No caso dessa exposição, o procedimento adotado é a colagem,
cujo processo se inicia na coleta de recortes/materiais que irão compor a
paleta de cores e texturas que determinarão a direção tonal de cada trabalho. Escolher
a imagem e definir onde ela será fixada requer paciência e delicadeza na busca
do encaixe perfeito de cada peça.
Nas colagens de Angela Miracema as ideias podem ser
evidenciadas pelo arranjo de imagens que são combinadas sistematicamente num
esquema de aproximação e sobreposição de figuras, operando um recurso visual
que determina o sentido narrativo dos trabalhos.
Em algumas obras, agrupamentos de formas e cores vibrantes
podem criar ritmo frenético na composição e dar um aspecto psicodélico.
Noutras, o contraponto entre recortes de dimensões diversas, posicionados
estrategicamente, proporcionam as pausas visuais necessárias para acomodar o
olhar do observador.
As colagens não explicitam de imediato os assuntos de que
tratam, mas, na observação atenta aos detalhes podemos perceber os interesses
que motivaram a construção de cada trabalho.

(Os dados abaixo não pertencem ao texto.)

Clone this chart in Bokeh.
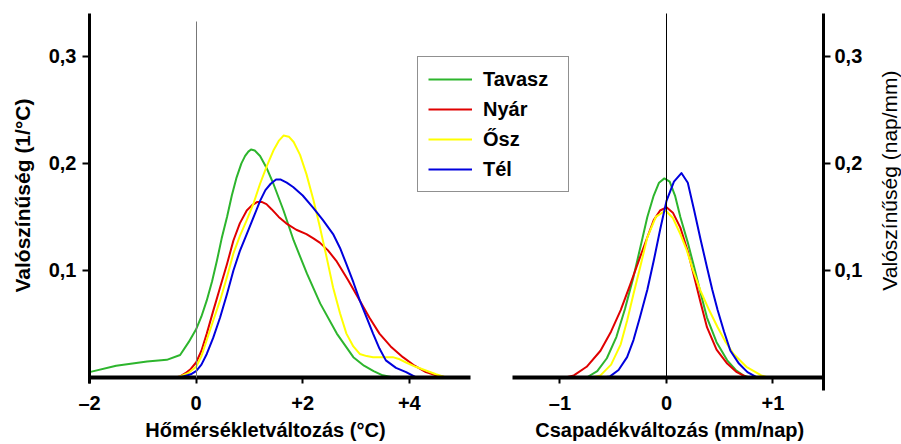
import math
from bokeh.plotting import figure
from bokeh.models import (Range1d, LinearAxis, FixedTicker, CustomJSTickFormatter,
                          Legend, LegendItem, Label)
from bokeh.embed import file_html
from bokeh.resources import INLINE

# ---------------- data ----------------
seasons = ["Tavasz", "Nyár", "Ősz", "Tél"]
colors = ["#2db52d", "#e00000", "#ffff00", "#0000dd"]

# temperature change (°C) densities
t_tavasz_x = [-2.0, -1.5, -0.92, -0.55, -0.3, -0.14, 0.0, 0.1, 0.2, 0.3, 0.39, 0.48, 0.58, 0.67, 0.76, 0.85, 0.92, 0.98, 1.03, 1.1, 1.2, 1.32, 1.45, 1.64, 1.83, 2.08, 2.33, 2.64, 2.95, 3.15, 3.33, 3.5, 3.7]
t_tavasz_y = [0.005, 0.011, 0.015, 0.0165, 0.021, 0.033, 0.045, 0.057, 0.072, 0.090, 0.109, 0.130, 0.150, 0.170, 0.187, 0.200, 0.207, 0.211, 0.213, 0.212, 0.207, 0.196, 0.181, 0.156, 0.128, 0.097, 0.069, 0.041, 0.019, 0.011, 0.006, 0.002, 0.0]

t_nyar_x = [-0.4, -0.3, -0.2, -0.1, 0.0, 0.1, 0.2, 0.32, 0.45, 0.58, 0.7, 0.82, 0.95, 1.05, 1.15, 1.23, 1.32, 1.42, 1.55, 1.69, 1.88, 2.07, 2.2, 2.32, 2.47, 2.63, 2.85, 3.07, 3.25, 3.44, 3.65, 3.88, 4.1, 4.31, 4.5, 4.69]
t_nyar_y = [0.0, 0.001, 0.004, 0.008, 0.014, 0.025, 0.041, 0.062, 0.084, 0.106, 0.128, 0.144, 0.156, 0.161, 0.164, 0.164, 0.162, 0.157, 0.150, 0.144, 0.138, 0.134, 0.130, 0.126, 0.119, 0.109, 0.091, 0.072, 0.056, 0.041, 0.029, 0.019, 0.011, 0.005, 0.002, 0.0]

t_osz_x = [-0.35, -0.15, 0.0, 0.1, 0.2, 0.32, 0.45, 0.58, 0.7, 0.82, 0.95, 1.08, 1.2, 1.33, 1.45, 1.55, 1.64, 1.74, 1.83, 1.95, 2.07, 2.2, 2.32, 2.45, 2.57, 2.7, 2.82, 2.95, 3.07, 3.2, 3.32, 3.5, 3.69, 3.82, 3.94, 4.12, 4.31, 4.5, 4.69]
t_osz_y = [0.0, 0.004, 0.010, 0.020, 0.035, 0.053, 0.072, 0.094, 0.116, 0.132, 0.147, 0.163, 0.181, 0.198, 0.212, 0.221, 0.226, 0.225, 0.220, 0.208, 0.190, 0.166, 0.141, 0.112, 0.084, 0.060, 0.041, 0.029, 0.022, 0.020, 0.019, 0.019, 0.019, 0.017, 0.014, 0.010, 0.0065, 0.003, 0.0]

t_tel_x = [-0.3, -0.1, 0.0, 0.1, 0.2, 0.32, 0.45, 0.58, 0.7, 0.82, 0.95, 1.08, 1.2, 1.3, 1.4, 1.5, 1.58, 1.7, 1.82, 2.0, 2.19, 2.38, 2.57, 2.7, 2.82, 2.95, 3.07, 3.2, 3.32, 3.44, 3.56, 3.75, 3.94, 4.13]
t_tel_y = [0.0, 0.003, 0.006, 0.012, 0.022, 0.037, 0.056, 0.078, 0.100, 0.118, 0.134, 0.150, 0.165, 0.175, 0.181, 0.185, 0.185, 0.182, 0.178, 0.170, 0.159, 0.147, 0.134, 0.121, 0.106, 0.089, 0.072, 0.056, 0.041, 0.027, 0.016, 0.009, 0.005, 0.0]

# precipitation change (mm/nap) densities
p_tavasz_x = [-0.75, -0.65, -0.56, -0.47, -0.39, -0.31, -0.24, -0.18, -0.12, -0.07, -0.02, 0.03, 0.08, 0.13, 0.2, 0.26, 0.32, 0.38, 0.47, 0.57, 0.65, 0.72, 0.78]
p_tavasz_y = [0.0, 0.006, 0.018, 0.038, 0.064, 0.094, 0.124, 0.150, 0.170, 0.182, 0.186, 0.183, 0.170, 0.150, 0.126, 0.103, 0.079, 0.056, 0.033, 0.016, 0.007, 0.002, 0.0]

p_nyar_x = [-0.95, -0.87, -0.75, -0.62, -0.52, -0.43, -0.34, -0.25, -0.18, -0.12, -0.06, 0.0, 0.06, 0.13, 0.2, 0.26, 0.32, 0.38, 0.47, 0.57, 0.66, 0.76]
p_nyar_y = [0.0, 0.002, 0.010, 0.025, 0.043, 0.063, 0.087, 0.112, 0.131, 0.147, 0.156, 0.159, 0.154, 0.140, 0.118, 0.094, 0.070, 0.047, 0.026, 0.013, 0.005, 0.0]

p_osz_x = [-0.7, -0.62, -0.52, -0.43, -0.37, -0.31, -0.24, -0.18, -0.1, -0.01, 0.06, 0.13, 0.19, 0.25, 0.32, 0.4, 0.48, 0.55, 0.63, 0.75, 0.89, 0.95]
p_osz_y = [0.0, 0.002, 0.012, 0.031, 0.053, 0.078, 0.106, 0.131, 0.150, 0.156, 0.149, 0.134, 0.119, 0.100, 0.081, 0.063, 0.047, 0.034, 0.022, 0.010, 0.002, 0.0]

p_tel_x = [-0.6, -0.53, -0.45, -0.37, -0.31, -0.25, -0.18, -0.12, -0.06, 0.0, 0.07, 0.14, 0.2, 0.26, 0.32, 0.38, 0.43, 0.48, 0.54, 0.60, 0.68, 0.76, 0.85]
p_tel_y = [0.0, 0.001, 0.007, 0.019, 0.035, 0.056, 0.082, 0.109, 0.138, 0.165, 0.183, 0.191, 0.182, 0.156, 0.129, 0.103, 0.082, 0.063, 0.043, 0.025, 0.013, 0.005, 0.0]

temp_ticks = [-2, 0, 2, 4]
precip_ticks = [-1, 0, 1]
prob_ticks = [0.1, 0.2, 0.3]

temp_series = [(t_tavasz_x, t_tavasz_y), (t_nyar_x, t_nyar_y), (t_osz_x, t_osz_y), (t_tel_x, t_tel_y)]
precip_series = [(p_tavasz_x, p_tavasz_y), (p_nyar_x, p_nyar_y), (p_osz_x, p_osz_y), (p_tel_x, p_tel_y)]

# panel extents (data units)
TEMP_MIN, TEMP_MAX = -2.0, 5.15
PREC_MIN, PREC_MAX = -1.446, 1.474
PROB_MAX = 0.34

# ---------------- figure ----------------
FONT = "Liberation Sans"

p = figure(width=901, height=444,
           x_range=Range1d(-3.6698, 13.234), y_range=Range1d(-0.0626, 0.3522),
           output_backend="svg", toolbar_location=None, title=None,
           x_axis_location=None, y_axis_location=None,
           min_border=0)
p.extra_x_ranges = {"precip": Range1d(-6.2535, 2.2066)}
p.outline_line_color = None
p.xgrid.visible = False
p.ygrid.visible = False
p.background_fill_color = "white"
p.border_fill_color = "white"

SIGN_JS = """
if (tick > 0) { return '+' + tick; }
if (tick < 0) { return '\\u2013' + Math.abs(tick); }
return '0';
"""
COMMA_JS = "return tick.toFixed(1).replace('.', ',');"


def style_axis(ax, line_w, tick_out, standoff):
    ax.axis_line_width = line_w
    ax.axis_line_color = "black"
    ax.major_tick_line_width = 2
    ax.major_tick_line_color = "black"
    ax.major_tick_out = tick_out
    ax.major_tick_in = 0
    ax.minor_tick_line_color = None
    ax.major_label_text_font = FONT
    ax.major_label_text_font_size = "20px"
    ax.major_label_text_font_style = "bold"
    ax.major_label_text_color = "black"
    ax.major_label_standoff = standoff


# zero reference lines (drawn as bare axes)
z1 = LinearAxis(fixed_location=0, bounds=(0, 0.333), ticker=FixedTicker(ticks=[]))
z1.axis_line_color = "#777777"
z1.axis_line_width = 1
p.add_layout(z1, "left")
z2 = LinearAxis(x_range_name="precip", fixed_location=0, bounds=(0, PROB_MAX),
                ticker=FixedTicker(ticks=[]))
z2.axis_line_color = "black"
z2.axis_line_width = 1
p.add_layout(z2, "left")

# temperature x axis
xa = LinearAxis(fixed_location=0, bounds=(TEMP_MIN, TEMP_MAX),
                ticker=FixedTicker(ticks=temp_ticks),
                formatter=CustomJSTickFormatter(code=SIGN_JS))
style_axis(xa, 4, 6, 9)
p.add_layout(xa, "below")

# precipitation x axis
xa2 = LinearAxis(x_range_name="precip", fixed_location=0, bounds=(PREC_MIN, PREC_MAX),
                 ticker=FixedTicker(ticks=precip_ticks),
                 formatter=CustomJSTickFormatter(code=SIGN_JS))
style_axis(xa2, 4, 6, 9)
p.add_layout(xa2, "below")

# left y axis
ya = LinearAxis(fixed_location=TEMP_MIN, bounds=(-0.006, PROB_MAX),
                ticker=FixedTicker(ticks=prob_ticks),
                formatter=CustomJSTickFormatter(code=COMMA_JS))
style_axis(ya, 3, 7, 6)
p.add_layout(ya, "left")

# right y axis
ya2 = LinearAxis(x_range_name="precip", fixed_location=PREC_MAX, bounds=(-0.012, PROB_MAX),
                 ticker=FixedTicker(ticks=prob_ticks),
                 formatter=CustomJSTickFormatter(code=COMMA_JS))
style_axis(ya2, 3, 7, 4)
p.add_layout(ya2, "right")

# curves
items = []
for name, col, (xs, ys) in zip(seasons, colors, temp_series):
    r = p.line(xs, ys, line_color=col, line_width=2, line_join="round")
    items.append(LegendItem(label=name, renderers=[r]))
for name, col, (xs, ys) in zip(seasons, colors, precip_series):
    p.line(xs, ys, line_color=col, line_width=2, line_join="round", x_range_name="precip")

legend = Legend(items=items, location=(417, 252), orientation="vertical",
                border_line_color="#222222", border_line_width=1.5,
                background_fill_color="white", background_fill_alpha=1.0,
                padding=10, spacing=6, margin=0,
                glyph_width=44, glyph_height=20, label_standoff=11,
                label_width=75, label_height=24,
                label_text_font=FONT, label_text_font_size="20px",
                label_text_font_style="bold", label_text_color="black")
p.add_layout(legend)

# axis titles
title_style = dict(text_font=FONT, text_font_size="20px", text_font_style="bold",
                   text_color="black")
p.add_layout(Label(x=1.3, y=0, y_offset=-53, text="Hőmérsékletváltozás (°C)",
                   text_align="center", text_baseline="alphabetic", **title_style))
p.add_layout(Label(x=0.03, y=0, y_offset=-53, x_range_name="precip",
                   text="Csapadékváltozás (mm/nap)",
                   text_align="center", text_baseline="alphabetic", **title_style))
p.add_layout(Label(x=TEMP_MIN, y=0.17, x_offset=-67, text="Valószínűség (1/°C)",
                   angle=math.pi / 2, text_align="center", text_baseline="middle",
                   text_font=FONT, text_font_size="21px", text_font_style="bold",
                   text_color="black"))
p.add_layout(Label(x=PREC_MAX, y=0.184, x_offset=66, x_range_name="precip",
                   text="Valószínűség (nap/mm)", angle=math.pi / 2,
                   text_align="center", text_baseline="middle",
                   text_font=FONT, text_font_size="21px", text_font_style="normal",
                   text_color="black"))

open("out.html", "w").write(file_html(p, INLINE))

Alguns temas podem ser percebidos
em função da similaridade ou repetição das imagens utilizadas, cabendo ao
observador estabelecer as conexões. Colagens sobre papel e madeira e objetos-colagens são variações possíveis
para corresponder ao enunciado da mostra Mural
dos sonhos ou emergência dos desejos.
No mural estético de Angela Miracema os fragmentos de
imagens não mais representam a função que os caracterizou a priori. Nessas propostas
eles são reordenados como superfícies de cor e estabelecem relações cromáticas
que dissociam as formas de interpretação que tentamos aplicar às obras.
O valor simbólico da colagem está na proposição do
deslocamento perceptivo entre o que vemos e o que conseguimos relacionar a
partir disso. A deposição dos planos, um dos fundamentos do movimento cubista
que adotou a colagem como outro ponto de inflexão da superfície expressiva, no
início do século XX, é recurso necessário para a apropriação de imagens e reformulação
de seus sentidos.
A visualidade elaborada nas colagens de Angela Miracema
utiliza como matéria-prima recortes
de revistas, jornais, papéis diversos, tecidos, objetos, entre outros, propondo
uma estrutura cenográfica onde os sentidos correspondem ao fluxo visual que
combina as referências óticas e materiais que são excessivamente disponibilizadas
e consumidas no nosso cotidiano.
Rafael Maldonado*
setembro/2015
*professor
no curso Artes Visuais da Universidade Federal de Mato Grosso do Sul, atua como curador independente.